Elisa Kissinger while on a Red Cross deployment in Florida, 2022.
When Elisa Kissinger walked into the Spokane office of the American Red Cross in February of 2022, it was her first time volunteering for the Red Cross, but far from her first time volunteering for a worthy cause. She previously spent many years volunteering for Second Harvest — the nation’s biggest food bank.
At Second Harvest she made herself useful wherever she was needed. Elisa started out sorting food in the warehouse, helped with nutritional classes in the evening and then assisted with distributing food with the Mobile Market during the pandemic.
Her work with the Red Cross has been equally wide-ranging. In barely a year’s time, she has deployed out-of-region twice, to Red Cross responses in Fort Myers FL and El Paso TX. Back home in Spokane — headquarters for the Red Cross Greater Inland Northwest Chapter — she has been a part of virtually every service the organization offers.
She started as a Red Cross blood ambassador — one of the volunteers who walks blood donors through the donation process.
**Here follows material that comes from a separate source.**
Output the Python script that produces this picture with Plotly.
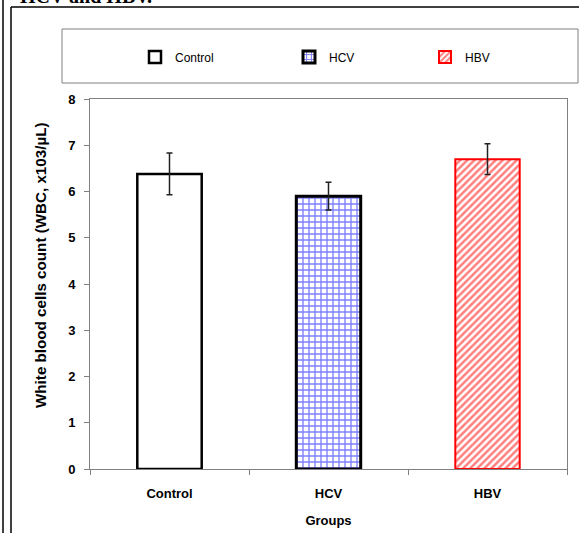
import plotly.graph_objects as go

# ---- data ----
groups = ["Control", "HCV", "HBV"]
wbc_mean = [6.38, 5.90, 6.70]
wbc_err = [0.45, 0.30, 0.33]
y_ticks = [0, 1, 2, 3, 4, 5, 6, 7, 8]

# plot-area geometry in pixels (for paper-coordinate conversion of decorations)
W, H = 579, 533
L, R, T, B = 90, 12, 99, 64
pw, ph = W - L - R, H - T - B


def px(x):
    return (x - L) / pw


def py(y):
    return (H - B - y) / ph


font_family = "Liberation Sans, Arial, sans-serif"

styles = [
    dict(color="white", line=dict(color="black", width=2.5), pattern=None),
    dict(color="white", line=dict(color="black", width=3),
         pattern=dict(shape="+", fgcolor="#0000ff", bgcolor="white", size=6, solidity=0.4)),
    dict(color="white", line=dict(color="#ff0000", width=2),
         pattern=dict(shape="/", fgcolor="#ff0000", bgcolor="white", size=5, solidity=0.5)),
]
legend_ids = ["legend", "legend2", "legend3"]
legend_x = [135, 289, 425]

fig = go.Figure()
for i, g in enumerate(groups):
    st = styles[i]
    marker = dict(color=st["color"], line=st["line"])
    if st["pattern"]:
        marker["pattern"] = st["pattern"]
    fig.add_trace(go.Bar(
        x=[g], y=[wbc_mean[i]], name=g, width=0.405,
        marker=marker, showlegend=True,
        error_y=dict(type="data", array=[wbc_err[i]], visible=True,
                     color="#222222", thickness=1.5, width=3),
        legend=legend_ids[i],
    ))

leg_common = dict(orientation="h", yanchor="middle", y=py(57), xanchor="left",
                  bgcolor="rgba(0,0,0,0)", borderwidth=0,
                  font=dict(family=font_family, size=12, color="black"))
fig.update_layout(
    showlegend=True,
    legend=dict(x=px(legend_x[0]), **leg_common),
    legend2=dict(x=px(legend_x[1]), **leg_common),
    legend3=dict(x=px(legend_x[2]), **leg_common),
)

axis_line = "#808080"
fig.update_layout(
    width=W, height=H,
    margin=dict(l=L, r=R, t=T, b=B, autoexpand=False),
    paper_bgcolor="white", plot_bgcolor="white",
    barmode="overlay",
    font=dict(family=font_family, color="black"),
    xaxis=dict(
        categoryorder="array", categoryarray=groups, range=[-0.5, 2.5],
        showline=True, linecolor=axis_line, linewidth=1, mirror=True,
        ticks="outside", tickson="boundaries", ticklen=5, tickcolor=axis_line,
        showgrid=False, zeroline=False, ticklabelstandoff=12, automargin=False,
        tickfont=dict(family=font_family, size=13, color="black", weight="bold"),
        title=dict(text="<b>Groups</b>", font=dict(family=font_family, size=13, color="black"),
                   standoff=16),
    ),
    yaxis=dict(
        range=[0, 8], tickvals=y_ticks,
        showline=True, linecolor=axis_line, linewidth=1, mirror=True,
        ticks="outside", ticklen=5, tickcolor=axis_line,
        showgrid=False, zeroline=False, ticklabelstandoff=6, automargin=False,
        tickfont=dict(family=font_family, size=13, color="black", weight="bold"),
    ),
)

# y-axis title placed as rotated text (sits above the plot's vertical centre)
fig.add_annotation(text="<b>White blood cells count (WBC, x103/µL)</b>",
                   xref="paper", yref="paper", x=px(40), y=py(265),
                   xanchor="center", yanchor="middle", textangle=-90, showarrow=False,
                   font=dict(family=font_family, size=15.2, color="black"))

# decorations: outer frame lines and legend box
shapes = [
    dict(type="line", xref="paper", yref="paper", x0=px(3), x1=px(3), y0=py(0), y1=py(H),
         line=dict(color="black", width=1.5)),
    dict(type="line", xref="paper", yref="paper", x0=px(11), x1=px(11), y0=py(7), y1=py(H),
         line=dict(color="black", width=1.5)),
    dict(type="line", xref="paper", yref="paper", x0=px(11), x1=px(W), y0=py(7), y1=py(7),
         line=dict(color="black", width=1.5)),
    dict(type="rect", xref="paper", yref="paper", x0=px(62), x1=px(578), y0=py(29), y1=py(83),
         line=dict(color="#808080", width=1), fillcolor="rgba(0,0,0,0)"),
]
fig.update_layout(shapes=shapes)

# cut-off caption at the very top of the image
fig.add_annotation(text="<b>HCV and HBV.</b>", xref="paper", yref="paper",
                   x=px(18), y=py(9.5), xanchor="left", yanchor="bottom", showarrow=False,
                   font=dict(family="Liberation Serif, Times New Roman, serif", size=20, color="black"))

fig.write_html("out.html", config={"displayModeBar": False},
               post_script="document.body.style.margin='0';")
Next, she helped with the Red Cross Service to Armed Forces (SAF) function — assisting military veterans at events called “stand downs.” Such events provide veterans with everything from medical care to haircuts to take-home bags of personal care supplies. “Those were the most wonderful events for vets,” she says.
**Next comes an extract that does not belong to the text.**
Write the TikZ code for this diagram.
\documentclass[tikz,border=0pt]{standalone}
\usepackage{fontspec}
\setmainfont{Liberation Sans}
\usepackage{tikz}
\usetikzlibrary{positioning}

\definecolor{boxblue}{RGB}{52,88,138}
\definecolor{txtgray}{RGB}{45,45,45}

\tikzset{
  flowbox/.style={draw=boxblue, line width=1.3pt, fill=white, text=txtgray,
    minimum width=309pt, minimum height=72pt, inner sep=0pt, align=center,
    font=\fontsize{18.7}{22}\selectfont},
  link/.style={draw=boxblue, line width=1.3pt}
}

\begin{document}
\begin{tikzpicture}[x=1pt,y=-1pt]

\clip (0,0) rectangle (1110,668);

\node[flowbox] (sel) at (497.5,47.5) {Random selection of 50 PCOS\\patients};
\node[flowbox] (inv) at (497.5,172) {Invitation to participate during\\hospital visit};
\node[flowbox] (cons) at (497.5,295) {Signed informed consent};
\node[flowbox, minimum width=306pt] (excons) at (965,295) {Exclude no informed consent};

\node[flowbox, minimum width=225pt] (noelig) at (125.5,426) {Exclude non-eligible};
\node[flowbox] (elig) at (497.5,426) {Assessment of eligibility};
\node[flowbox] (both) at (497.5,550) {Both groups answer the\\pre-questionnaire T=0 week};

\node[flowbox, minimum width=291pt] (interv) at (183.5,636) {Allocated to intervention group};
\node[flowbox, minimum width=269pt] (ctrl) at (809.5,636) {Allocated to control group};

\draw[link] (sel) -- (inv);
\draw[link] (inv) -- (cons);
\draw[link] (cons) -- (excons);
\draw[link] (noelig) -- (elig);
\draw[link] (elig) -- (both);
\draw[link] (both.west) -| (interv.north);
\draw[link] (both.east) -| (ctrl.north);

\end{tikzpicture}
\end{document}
Elisa has also worked on the Red Cross Sound the Alarm (STA) campaign. The Red Cross launched its Home Fire initiative in 2014 — a push to cut home fire deaths by installing smoke alarms in homes that lack them. STA is the action side of Home Fire — an aggressive drive lasting just a few weeks each year to install alarms in 100,000 or more homes. Elisa and her fellow volunteers tracked down homes in need of alarms, installed the alarms and taught home fire preparedness. She says she found working with other committed volunteers on STA “a hoot.”
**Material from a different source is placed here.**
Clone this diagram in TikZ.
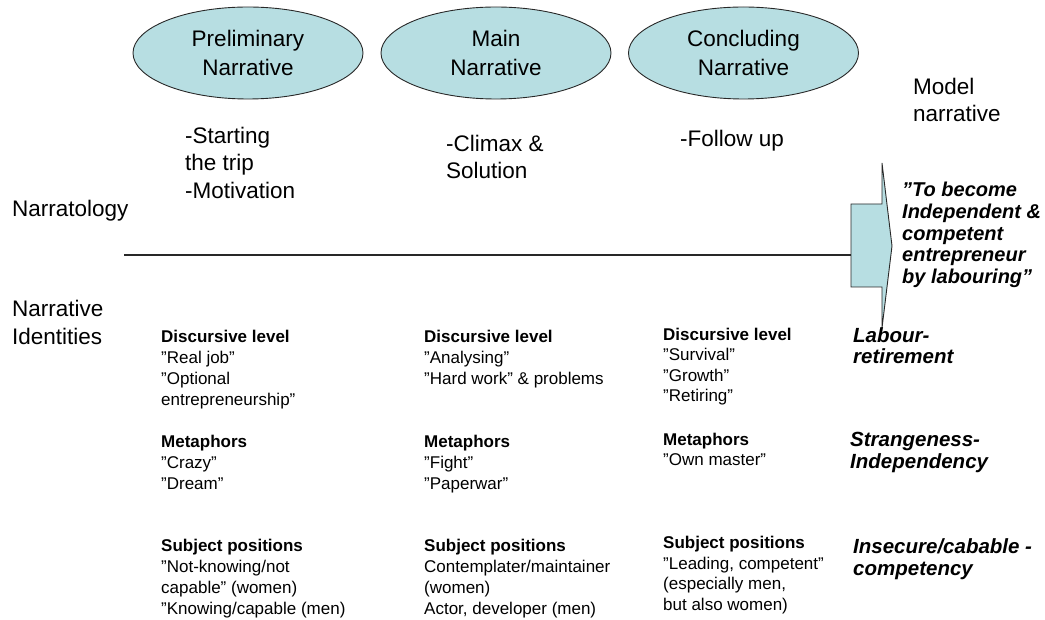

When Hurricane Ian hit the Gulf Coast of Florida last September, Elisa was ready to go. She had never deployed to a disaster scene before, and lacked the training that Red Cross responders need. To sharpen her response skills, she took Red Cross classes in Mass Care — learning how disaster victims are cared for in Red Cross shelters. “Then the newly-created position of Disaster Ambassador opened up and I was picked to go to Florida as one of those,” she says. The circumstances are different, of course, but the function of blood ambassadors and disaster ambassadors are pretty analogous.
Red Cross responders to a large disaster often find victims disoriented, shocked, deeply traumatized — families scattered, and their possessions mostly gone. Ambassadors check in the clients, collect vital information, explain what services the Red Cross can provide. Then, the clients are logged into the Red Cross online system and directed to the caseworkers who will manage their care. “I greeted people coming to the Red Cross for service,” she says.” I put them into the computer and directed them to the intake workers.”
Fort Myers is where Hurricane Ian came ashore. Even though Elisa arrived there well after the storm passed, she knew she would be working among scenes of great destruction. She admits being worried about how dangerous her working conditions would be. What she found was a very caring and supportive Red Cross leadership. “The Red Cross is very good to volunteers.” she says. “They make sure the volunteers are safe and healthy.”
Hardly had Elisa arrived back home in Spokane when she was asked to deploy to a Red Cross relief operation in Texas. Working out of the convention center in El Paso, she helped feed Red Cross clients.
Now that she has two disaster relief operations under her belt, Elisa is able to form judgments about her fellow volunteers. The word she uses to describe those volunteers is “incredible.” She explains, “Red Cross volunteers are a unique set of people. They travel great distances to disaster scenes to help people they don't know and will never see again.”
Asked if she would respond to more disasters in the future, her response is “In a heartbeat.” In fact she is training now to serve the Red Cross in new ways — learning how to drive Red Cross emergency response vehicles, for instance.
So what brought Elisa Kissinger to the Red Cross in the first place? When she retired from working last year, she decided she wanted to expand her volunteering in an organization that offered opportunities for personal growth and development. Her choice was the Red Cross.
Finally, we asked Elisa about the qualities anyone else thinking of volunteering should possess. “You need to have three things to become a good, useful Red Cross volunteer,” she says. “You need to have a love for people. You need to be flexible, and you need a sense of humor.”